Prize-winning grower speaks about the ABC’s of orchids
Stepping inside the greenhouse, which runs the width of his North Saanich home, the first things a visitor notices are the warmth, the scent and the colours. Creamy white, butter yellow, hot pink and wine purple orchids lean from their pots, brushing your hair as you walk the aisles.
Potted plants hang from floor-to-ceiling metal wall grids and on rows of shelves made with eavestroughs. A koi aquarium the size of a small bathtub burbles and a half dozen fans swirl, keeping the warm moist air circulating.
“Air movement is quite important in a greenhouse,” van Adrichem explains, “otherwise you’ll get cold areas and plants that don’t dry off.”
He has been growing prize-winning orchids for 35 years and admits it’s “a hobby gone crazy.”
This weekend he’ll be one of 100 participants, including many from Oak Bay, taking part in Victoria Orchid Society’s show and sale at the University of Victoria.
Van Adrichem grew up on the Butchart Gardens property; his father Paddy was a gardener in Butchart’s sunken garden area. As a kid following his dad around, he learned all the botanical names of plants, but he didn’t take notice of orchids until he was an adult.
After a trip to Hawaii, where he noticed orchids growing profusely, he bought his first plant. “You buy one and then it dies and then you buy another.”
He discovered varieties with blooms that range from the width of his finger to those that spread five inches across. He learned orchids grow best in a humid environment, receiving bright, dappled light about 12 hours a day. He settled on his favourite species – Phalaenopsis, with blooms that last two to three months – and started growing.
Although orchids are thought to be fussy, van Adrichem says they’re not.
“If you can grow African violets you can grow an orchid,” he says. “If you have a bathroom with a water tray underneath to create little more humidity that would be ideal.” He feeds the plants water soluble fertilizer supplemented with kelp and seaweed. He’s tried to use biological controls to keep bugs down, but does spray twice a year with chemicals.
By day he runs a manufacturers’ service and supply company. But he still finds time to check on the 1,000 plants in his greenhouse, watching for bugs or scale and wetting them down if needed. In addition, he grows some plants from seed and clones others in his home’s furnace room turned laboratory. He sells his plants across North America from $10 up to $150.
Over the years Van Adrichem has won 35 American Orchid Society awards at shows. The society will again be judging the two-day show at UVic.
There will be about 20 large displays at the show and roughly 30 members will contribute to the Victoria Orchid Society’s display. Van Adrichem will have an individual display.

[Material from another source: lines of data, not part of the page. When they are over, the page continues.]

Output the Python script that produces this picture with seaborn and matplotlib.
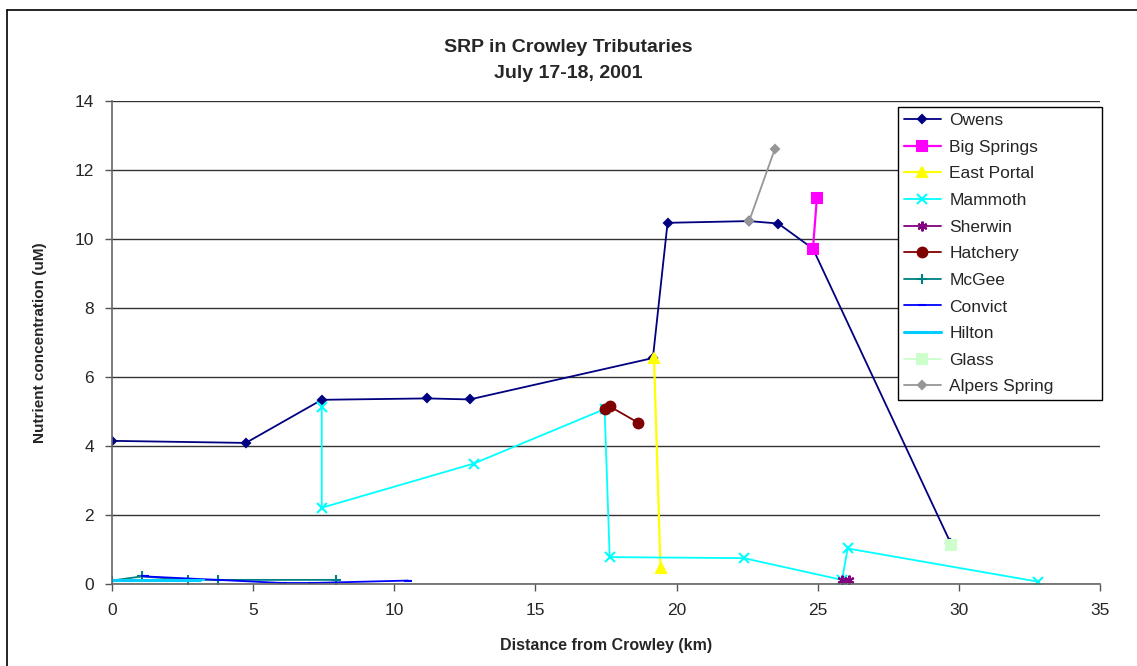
import matplotlib
matplotlib.use("Agg")
import matplotlib.pyplot as plt
import seaborn as sns
import pandas as pd
from matplotlib.lines import Line2D

# Distance from Crowley (km) and SRP (uM) per tributary
owens_x = [0, 4.74, 7.43, 11.17, 12.67, 19.16, 19.68, 22.56, 23.6, 24.83, 29.7]
owens_y = [4.15, 4.09, 5.34, 5.38, 5.35, 6.55, 10.47, 10.52, 10.45, 9.72, 1.2]
big_springs_x = [24.83, 24.97]
big_springs_y = [9.72, 11.2]
east_portal_x = [19.2, 19.43]
east_portal_y = [6.55, 0.46]
mammoth_x = [7.43, 7.43, 12.81, 17.45, 17.63, 22.38, 25.86, 26.06, 32.79]
mammoth_y = [5.13, 2.21, 3.49, 5.07, 0.78, 0.75, 0.12, 1.03, 0.07]
sherwin_x = [25.85, 26.1]
sherwin_y = [0.12, 0.12]
hatchery_x = [17.45, 17.63, 18.65]
hatchery_y = [5.07, 5.15, 4.67]
mcgee_x = [0, 1.05, 2.68, 3.77, 7.95]
mcgee_y = [0.1, 0.22, 0.12, 0.12, 0.12]
convict_x = [1.17, 6.04, 7.07, 10.49]
convict_y = [0.22, 0.03, 0.03, 0.1]
hilton_x = [0, 0.9, 2.1, 3.1]
hilton_y = [0.12, 0.12, 0.12, 0.12]
glass_x = [29.71]
glass_y = [1.12]
alpers_x = [22.57, 23.48]
alpers_y = [10.52, 12.61]

series = [
    ("Owens", owens_x, owens_y, "#000080", "D", 4.5, 1.3),
    ("Big Springs", big_springs_x, big_springs_y, "#FF00FF", "s", 7, 1.6),
    ("East Portal", east_portal_x, east_portal_y, "#FFFF00", "^", 7, 1.6),
    ("Mammoth", mammoth_x, mammoth_y, "#00FFFF", "x", 6.5, 1.3),
    ("Sherwin", sherwin_x, sherwin_y, "#800080", (6, 2, 0), 7, 1.3),
    ("Hatchery", hatchery_x, hatchery_y, "#800000", "o", 7, 1.3),
    ("McGee", mcgee_x, mcgee_y, "#008080", "+", 7, 1.3),
    ("Convict", convict_x, convict_y, "#0000FF", "_", 6, 1.3),
    ("Hilton", hilton_x, hilton_y, "#00CCFF", "_", 7, 2.2),
    ("Glass", glass_x, glass_y, "#CCFFCC", "s", 7, 1.3),
    ("Alpers Spring", alpers_x, alpers_y, "#969696", "D", 4.5, 1.3),
]

sns.set_style("white")
plt.rcParams['font.family'] = ['Liberation Sans', 'DejaVu Sans']

fig = plt.figure(figsize=(11.37, 6.66), dpi=100)
ax = fig.add_axes([0.0985, 0.1231, 0.8690, 0.7252])

for name, xs, ys, col, mk, ms, lw in series:
    df = pd.DataFrame({"x": xs, "y": ys})
    sns.lineplot(data=df, x="x", y="y", ax=ax, sort=False, estimator=None,
                 color=col, marker=mk, markersize=ms, linewidth=lw,
                 markeredgecolor=col, markeredgewidth=1.5, label=name)

ax.set_xlim(0, 35)
ax.set_ylim(0, 14)
ax.set_xticks(range(0, 36, 5))
ax.set_yticks(range(0, 15, 2))
ax.tick_params(axis="both", labelsize=12.5, length=5, width=1, color="#555555",
               direction="out", bottom=True, left=True)
ax.tick_params(axis="x", pad=9)
ax.tick_params(axis="y", pad=8)
ax.yaxis.grid(True, color="#333333", linewidth=1)
ax.set_axisbelow(True)
for s in ["top", "right"]:
    ax.spines[s].set_visible(False)
for s in ["left", "bottom"]:
    ax.spines[s].set_color("#666666")
    ax.spines[s].set_linewidth(1.2)

ax.set_xlabel("Distance from Crowley (km)", fontsize=11.5, fontweight="bold", labelpad=14)
ax.set_ylabel("Nutrient concentration (uM)", fontsize=11, fontweight="bold", labelpad=20)

fig.text(0.5, 0.928, "SRP in Crowley Tributaries", ha="center", va="center",
         fontsize=14, fontweight="bold")
fig.text(0.5, 0.889, "July 17-18, 2001", ha="center", va="center",
         fontsize=14, fontweight="bold")

leg = ax.legend(loc="upper left", bbox_to_anchor=(0.7955, 0.3834, 0.2065, 0.6042),
                mode="expand", fontsize=12.5, frameon=True, fancybox=False,
                edgecolor="black", framealpha=1, borderpad=0.35, labelspacing=0.66,
                handlelength=2.1, handletextpad=0.5, borderaxespad=0)
leg.get_frame().set_linewidth(1)

# outer chart frame (left and top edges visible in the crop)
fig.add_artist(Line2D([7 / 1137, 7 / 1137], [0, 1 - 10 / 666], color="black",
                      linewidth=1.2, transform=fig.transFigure))
fig.add_artist(Line2D([7 / 1137, 1], [1 - 10 / 666, 1 - 10 / 666], color="black",
                      linewidth=1.2, transform=fig.transFigure))

fig.savefig("out.png", dpi=100)
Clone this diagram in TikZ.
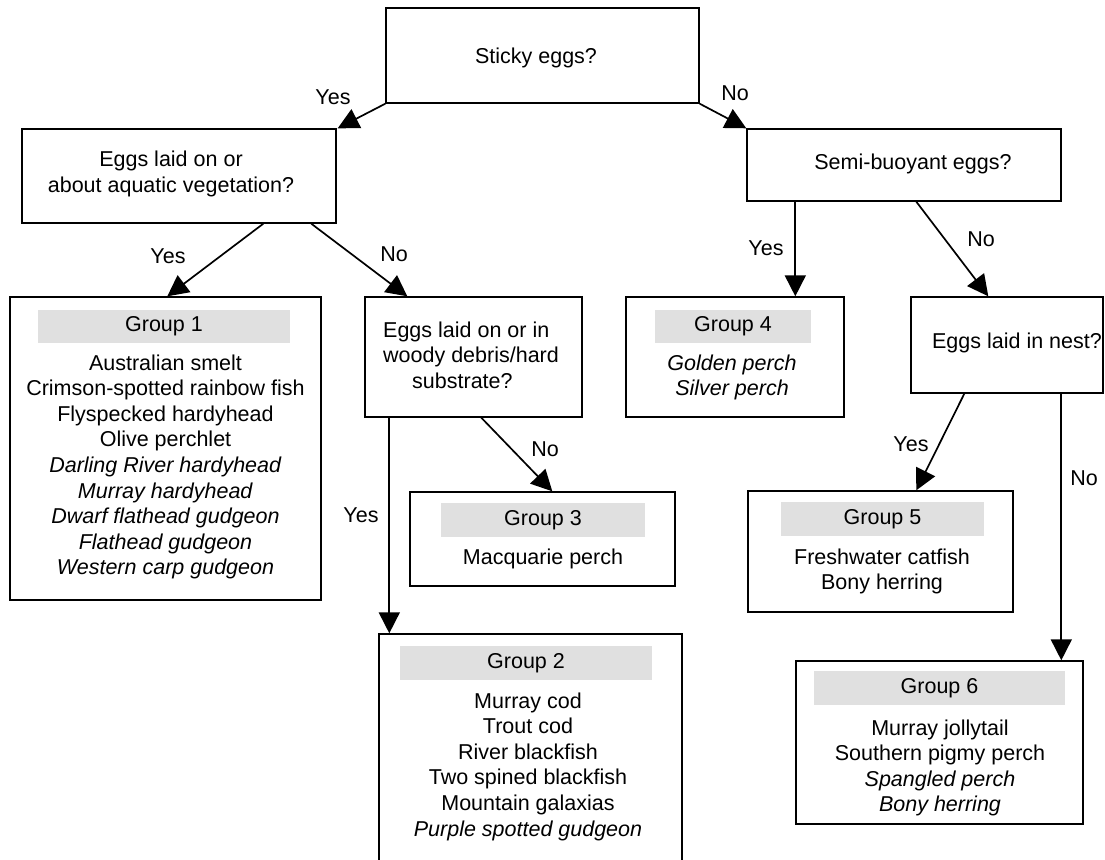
\documentclass[tikz,border=0pt]{standalone}
\usepackage{fontspec}
\setmainfont{Liberation Sans}
\usetikzlibrary{arrows.meta}
\definecolor{hdrgray}{RGB}{224,224,224}
\newcommand{\keyfont}{\fontsize{21.5pt}{25.6pt}\selectfont}

\begin{document}
\begin{tikzpicture}[x=1pt,y=-1pt,
  box/.style={draw=black, line width=1.4pt, inner sep=0pt},
  hdr/.style={fill=hdrgray, inner sep=0pt, font=\keyfont},
  qtxt/.style={font=\keyfont, align=center, inner sep=0pt},
  lst/.style={font=\keyfont, align=center, inner sep=0pt, anchor=north},
  lbl/.style={font=\keyfont, inner sep=0pt},
  arr/.style={line width=1.7pt, -{Triangle[length=21pt,width=21pt]}}]

\fill[white] (0,0) rectangle (1105,859);
\useasboundingbox (0,0) rectangle (1105,859);
\clip (0,0) rectangle (1105,859);

% question boxes
\node[box, minimum width=313pt, minimum height=95pt] (sticky) at (542.5,55.5) {};
\node[qtxt] (stickyt) at (536,58) {Sticky eggs?};

\node[box, minimum width=314pt, minimum height=94pt] (veg) at (179,176) {};
\node[qtxt] (vegt) at (171,174) {Eggs laid on or\\about aquatic vegetation?};

\node[box, minimum width=314pt, minimum height=72pt] (semi) at (904,165) {};
\node[qtxt] (semit) at (913,164) {Semi-buoyant eggs?};

\node[box, minimum width=217pt, minimum height=120pt] (woody) at (473.5,357) {};
\node[qtxt, align=left, anchor=north west] (woodyt) at (383,319)
  {\strut Eggs laid on or in\\woody debris/hard\\\hspace*{29pt}substrate?};

\node[box, minimum width=192pt, minimum height=96pt] (nest) at (1007,345) {};
\node[qtxt] (nestt) at (1017,343) {Eggs laid in nest?};

% group boxes
\node[box, minimum width=311pt, minimum height=303pt] (g1) at (165.5,448.5) {};
\node[hdr, minimum width=252pt, minimum height=33pt] (g1h) at (164,326.5) {Group 1};
\node[lst] (g1l) at (165.5,352) {\strut Australian smelt\\Crimson-spotted rainbow fish\\Flyspecked hardyhead\\Olive perchlet\\
  \textit{Darling River hardyhead}\\\textit{Murray hardyhead}\\\textit{Dwarf flathead gudgeon}\\\textit{Flathead gudgeon}\\\textit{Western carp gudgeon}};

\node[box, minimum width=303pt, minimum height=246pt] (g2) at (530.5,757) {};
\node[hdr, minimum width=252pt, minimum height=34pt] (g2h) at (526,663) {Group 2};
\node[lst] (g2l) at (528,690) {\strut Murray cod\\Trout cod\\River blackfish\\Two spined blackfish\\Mountain galaxias\\\textit{Purple spotted gudgeon}};

\node[box, minimum width=265pt, minimum height=94pt] (g3) at (542.5,539) {};
\node[hdr, minimum width=204pt, minimum height=34pt] (g3h) at (543,520) {Group 3};
\node[lst] (g3l) at (543,546) {\strut Macquarie perch};

\node[box, minimum width=218pt, minimum height=120pt] (g4) at (735,357) {};
\node[hdr, minimum width=156pt, minimum height=33pt] (g4h) at (733,326.5) {Group 4};
\node[lst] (g4l) at (732,352) {\strut\textit{Golden perch}\\\textit{Silver perch}};

\node[box, minimum width=265pt, minimum height=121pt] (g5) at (880.5,551.5) {};
\node[hdr, minimum width=203pt, minimum height=34pt] (g5h) at (882.5,519) {Group 5};
\node[lst] (g5l) at (882,546) {\strut Freshwater catfish\\Bony herring};

\node[box, minimum width=287pt, minimum height=163pt] (g6) at (939.5,742.5) {};
\node[hdr, minimum width=251pt, minimum height=34pt] (g6h) at (939.5,688) {Group 6};
\node[lst] (g6l) at (940,717) {\strut Murray jollytail\\Southern pigmy perch\\\textit{Spangled perch}\\\textit{Bony herring}};

% connectors
\draw[arr] (sticky.south west) -- ([xshift=1pt]veg.north east);
\draw[arr] (sticky.south east) -- (semi.north west);
\draw[arr] ([xshift=242pt]veg.south west) -- ([xshift=158pt]g1.north west);
\draw[arr] ([xshift=290pt]veg.south west) -- ([xshift=43pt]woody.north west);
\draw[arr] ([xshift=49pt]semi.south west) -- ([xshift=170pt]g4.north west);
\draw[arr] ([xshift=170pt]semi.south west) -- ([xshift=78pt]nest.north west);
\draw[arr] ([xshift=25pt]woody.south west) -- ([xshift=11pt]g2.north west);
\draw[arr] ([xshift=117pt]woody.south west) -- ([xshift=143pt]g3.north west);
\draw[arr] ([xshift=54pt]nest.south west) -- ([xshift=169pt]g5.north west);
\draw[arr] ([xshift=151pt]nest.south west) -- ([xshift=266pt]g6.north west);

% branch labels
\node[lbl] (ly1) at (333,97) {Yes};
\node[lbl] (ln1) at (735,93) {No};
\node[lbl] (ly2) at (168,256) {Yes};
\node[lbl] (ln2) at (394,254) {No};
\node[lbl] (ly3) at (766,248) {Yes};
\node[lbl] (ln3) at (981,239) {No};
\node[lbl] (ly4) at (361,515) {Yes};
\node[lbl] (ln4) at (545,449) {No};
\node[lbl] (ly5) at (911,444) {Yes};
\node[lbl] (ln5) at (1084,478) {No};
\end{tikzpicture}
\end{document}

Participants are expected from Vancouver Island and the Lower Mainland. U.S. growers used to attend, but have been stymied by border regulations which tightened in the 1990s, says society member Poul Hansen, who is also a judge at the show.
For growers, it’s a chance to show off plants, but also a gathering where information can be exchanged.
“And also we like to enlighten the public as to what we’re doing,” he says. “It’s our kick at the can to show how much we like orchids.”
Orchid experts will also give talks at the show.
Although van Adrichem admits his hobby is an obsession, it’s not unlike other hobbies, he says.
“If you’re a golfer you go and get good clubs or if you’re a fisherman, new lures.”